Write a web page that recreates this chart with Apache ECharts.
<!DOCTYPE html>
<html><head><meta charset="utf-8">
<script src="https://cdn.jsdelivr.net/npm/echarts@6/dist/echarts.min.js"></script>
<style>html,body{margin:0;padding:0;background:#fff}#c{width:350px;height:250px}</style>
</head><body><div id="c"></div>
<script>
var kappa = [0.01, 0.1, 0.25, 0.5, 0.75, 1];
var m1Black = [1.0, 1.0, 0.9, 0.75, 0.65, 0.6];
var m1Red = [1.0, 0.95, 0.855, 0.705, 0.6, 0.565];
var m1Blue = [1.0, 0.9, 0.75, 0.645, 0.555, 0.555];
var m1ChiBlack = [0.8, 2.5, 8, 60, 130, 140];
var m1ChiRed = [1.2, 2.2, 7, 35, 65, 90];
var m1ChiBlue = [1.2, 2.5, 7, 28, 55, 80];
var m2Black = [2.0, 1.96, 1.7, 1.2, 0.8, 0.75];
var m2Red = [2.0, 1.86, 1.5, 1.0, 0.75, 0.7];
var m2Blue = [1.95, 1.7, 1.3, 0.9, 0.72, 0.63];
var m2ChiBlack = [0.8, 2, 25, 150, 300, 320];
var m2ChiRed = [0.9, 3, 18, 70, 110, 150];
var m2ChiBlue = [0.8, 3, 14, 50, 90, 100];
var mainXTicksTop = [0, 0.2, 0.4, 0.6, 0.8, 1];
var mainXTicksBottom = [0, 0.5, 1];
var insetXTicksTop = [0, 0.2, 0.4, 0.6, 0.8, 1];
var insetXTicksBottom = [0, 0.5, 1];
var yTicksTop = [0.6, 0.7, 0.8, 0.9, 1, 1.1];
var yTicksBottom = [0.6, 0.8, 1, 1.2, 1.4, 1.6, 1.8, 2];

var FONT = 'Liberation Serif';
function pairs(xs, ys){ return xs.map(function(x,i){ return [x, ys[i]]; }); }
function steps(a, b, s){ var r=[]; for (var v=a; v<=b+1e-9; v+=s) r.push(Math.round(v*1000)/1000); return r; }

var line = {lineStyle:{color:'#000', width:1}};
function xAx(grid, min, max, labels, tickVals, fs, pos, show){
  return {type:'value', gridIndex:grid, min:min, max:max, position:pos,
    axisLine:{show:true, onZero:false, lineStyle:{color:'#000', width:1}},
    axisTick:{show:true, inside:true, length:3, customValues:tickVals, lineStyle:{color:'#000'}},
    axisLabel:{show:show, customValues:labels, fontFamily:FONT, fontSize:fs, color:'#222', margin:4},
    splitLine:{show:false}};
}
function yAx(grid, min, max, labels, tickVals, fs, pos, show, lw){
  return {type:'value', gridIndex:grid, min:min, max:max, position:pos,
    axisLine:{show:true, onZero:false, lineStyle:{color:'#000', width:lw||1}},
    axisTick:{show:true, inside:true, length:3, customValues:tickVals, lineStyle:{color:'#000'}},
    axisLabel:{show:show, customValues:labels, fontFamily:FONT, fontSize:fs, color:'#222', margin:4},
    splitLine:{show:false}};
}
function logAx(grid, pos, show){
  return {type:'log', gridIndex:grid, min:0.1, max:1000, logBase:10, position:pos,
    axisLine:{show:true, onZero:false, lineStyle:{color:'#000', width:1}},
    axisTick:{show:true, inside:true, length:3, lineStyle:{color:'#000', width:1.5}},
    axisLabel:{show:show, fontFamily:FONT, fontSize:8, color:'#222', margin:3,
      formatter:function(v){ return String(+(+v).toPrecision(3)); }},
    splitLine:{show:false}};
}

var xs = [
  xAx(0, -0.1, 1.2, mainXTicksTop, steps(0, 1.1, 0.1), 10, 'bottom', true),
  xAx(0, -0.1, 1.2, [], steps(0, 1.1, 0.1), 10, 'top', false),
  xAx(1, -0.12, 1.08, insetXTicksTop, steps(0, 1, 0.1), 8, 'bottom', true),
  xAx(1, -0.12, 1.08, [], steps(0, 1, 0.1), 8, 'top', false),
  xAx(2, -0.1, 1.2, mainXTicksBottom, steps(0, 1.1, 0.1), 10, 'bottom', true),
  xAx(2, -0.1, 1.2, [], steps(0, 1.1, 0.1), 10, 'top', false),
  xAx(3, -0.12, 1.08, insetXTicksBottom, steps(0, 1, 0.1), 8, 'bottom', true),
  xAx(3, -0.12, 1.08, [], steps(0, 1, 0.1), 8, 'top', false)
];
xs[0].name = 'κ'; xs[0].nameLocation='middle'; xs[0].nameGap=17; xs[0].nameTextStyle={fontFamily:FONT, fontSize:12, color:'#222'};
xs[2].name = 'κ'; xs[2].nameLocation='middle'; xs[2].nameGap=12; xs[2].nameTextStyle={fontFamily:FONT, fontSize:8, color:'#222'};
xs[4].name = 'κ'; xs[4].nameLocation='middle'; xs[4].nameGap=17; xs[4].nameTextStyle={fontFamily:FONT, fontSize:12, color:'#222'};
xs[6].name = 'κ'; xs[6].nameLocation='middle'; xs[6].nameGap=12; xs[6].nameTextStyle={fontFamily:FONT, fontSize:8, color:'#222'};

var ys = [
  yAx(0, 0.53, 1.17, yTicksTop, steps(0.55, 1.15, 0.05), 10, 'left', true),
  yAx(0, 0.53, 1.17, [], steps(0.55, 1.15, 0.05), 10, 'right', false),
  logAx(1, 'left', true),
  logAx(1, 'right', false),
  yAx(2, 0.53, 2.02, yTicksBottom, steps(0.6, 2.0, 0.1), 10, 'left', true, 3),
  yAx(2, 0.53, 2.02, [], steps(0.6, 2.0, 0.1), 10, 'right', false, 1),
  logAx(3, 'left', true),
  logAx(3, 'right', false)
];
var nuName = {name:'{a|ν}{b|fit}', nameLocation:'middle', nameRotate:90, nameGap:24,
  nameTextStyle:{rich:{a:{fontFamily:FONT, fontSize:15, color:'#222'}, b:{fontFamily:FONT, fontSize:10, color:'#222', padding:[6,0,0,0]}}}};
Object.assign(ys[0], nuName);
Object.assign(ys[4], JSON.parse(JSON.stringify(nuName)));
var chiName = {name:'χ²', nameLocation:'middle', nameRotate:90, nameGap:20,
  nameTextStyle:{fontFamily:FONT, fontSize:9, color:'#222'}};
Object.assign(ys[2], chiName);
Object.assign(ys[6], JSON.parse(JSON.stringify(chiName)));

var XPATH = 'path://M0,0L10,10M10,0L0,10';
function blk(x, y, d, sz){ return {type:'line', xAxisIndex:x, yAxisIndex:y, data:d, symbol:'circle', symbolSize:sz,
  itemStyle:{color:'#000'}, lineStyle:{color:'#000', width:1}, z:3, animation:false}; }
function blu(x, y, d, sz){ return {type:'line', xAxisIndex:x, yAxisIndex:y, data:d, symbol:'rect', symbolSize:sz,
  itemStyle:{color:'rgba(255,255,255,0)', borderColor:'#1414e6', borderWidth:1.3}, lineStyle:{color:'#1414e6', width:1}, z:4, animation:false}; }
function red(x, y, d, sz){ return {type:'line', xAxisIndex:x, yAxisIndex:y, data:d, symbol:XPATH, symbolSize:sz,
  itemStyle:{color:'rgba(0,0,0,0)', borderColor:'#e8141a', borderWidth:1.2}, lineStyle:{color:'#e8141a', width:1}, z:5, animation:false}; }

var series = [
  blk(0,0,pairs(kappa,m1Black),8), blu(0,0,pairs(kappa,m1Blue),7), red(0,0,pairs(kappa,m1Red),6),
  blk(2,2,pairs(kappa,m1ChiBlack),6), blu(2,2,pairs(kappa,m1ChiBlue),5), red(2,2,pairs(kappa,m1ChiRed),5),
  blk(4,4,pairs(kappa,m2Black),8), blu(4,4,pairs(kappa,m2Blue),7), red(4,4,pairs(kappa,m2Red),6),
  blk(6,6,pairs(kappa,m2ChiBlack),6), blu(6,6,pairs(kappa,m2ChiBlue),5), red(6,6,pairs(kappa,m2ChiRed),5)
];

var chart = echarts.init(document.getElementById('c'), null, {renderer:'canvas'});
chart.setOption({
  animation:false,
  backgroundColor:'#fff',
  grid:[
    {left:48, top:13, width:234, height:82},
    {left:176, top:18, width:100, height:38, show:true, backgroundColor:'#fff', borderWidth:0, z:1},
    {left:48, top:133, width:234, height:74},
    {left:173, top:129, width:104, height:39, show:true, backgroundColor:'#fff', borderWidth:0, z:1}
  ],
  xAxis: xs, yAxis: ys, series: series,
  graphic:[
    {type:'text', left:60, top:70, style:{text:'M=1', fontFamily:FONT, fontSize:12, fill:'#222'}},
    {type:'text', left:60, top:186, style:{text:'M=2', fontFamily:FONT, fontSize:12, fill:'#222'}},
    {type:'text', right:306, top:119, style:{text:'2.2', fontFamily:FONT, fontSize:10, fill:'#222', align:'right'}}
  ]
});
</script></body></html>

★ ★ ★ ★ ★

REQUIREMENTS
Produce the lines from the top of the listing through the "var r=[]; for" line exactly as they appear, with no additional output.

COMPLETE ANSWER
Write a web page that recreates this chart with Apache ECharts.
<!DOCTYPE html>
<html><head><meta charset="utf-8">
<script src="https://cdn.jsdelivr.net/npm/echarts@6/dist/echarts.min.js"></script>
<style>html,body{margin:0;padding:0;background:#fff}#c{width:350px;height:250px}</style>
</head><body><div id="c"></div>
<script>
var kappa = [0.01, 0.1, 0.25, 0.5, 0.75, 1];
var m1Black = [1.0, 1.0, 0.9, 0.75, 0.65, 0.6];
var m1Red = [1.0, 0.95, 0.855, 0.705, 0.6, 0.565];
var m1Blue = [1.0, 0.9, 0.75, 0.645, 0.555, 0.555];
var m1ChiBlack = [0.8, 2.5, 8, 60, 130, 140];
var m1ChiRed = [1.2, 2.2, 7, 35, 65, 90];
var m1ChiBlue = [1.2, 2.5, 7, 28, 55, 80];
var m2Black = [2.0, 1.96, 1.7, 1.2, 0.8, 0.75];
var m2Red = [2.0, 1.86, 1.5, 1.0, 0.75, 0.7];
var m2Blue = [1.95, 1.7, 1.3, 0.9, 0.72, 0.63];
var m2ChiBlack = [0.8, 2, 25, 150, 300, 320];
var m2ChiRed = [0.9, 3, 18, 70, 110, 150];
var m2ChiBlue = [0.8, 3, 14, 50, 90, 100];
var mainXTicksTop = [0, 0.2, 0.4, 0.6, 0.8, 1];
var mainXTicksBottom = [0, 0.5, 1];
var insetXTicksTop = [0, 0.2, 0.4, 0.6, 0.8, 1];
var insetXTicksBottom = [0, 0.5, 1];
var yTicksTop = [0.6, 0.7, 0.8, 0.9, 1, 1.1];
var yTicksBottom = [0.6, 0.8, 1, 1.2, 1.4, 1.6, 1.8, 2];

var FONT = 'Liberation Serif';
function pairs(xs, ys){ return xs.map(function(x,i){ return [x, ys[i]]; }); }
function steps(a, b, s){ var r=[]; for (var v=a; v<=b+1e-9; v+=s) r.push(Math.round(v*1000)/1000); return r; }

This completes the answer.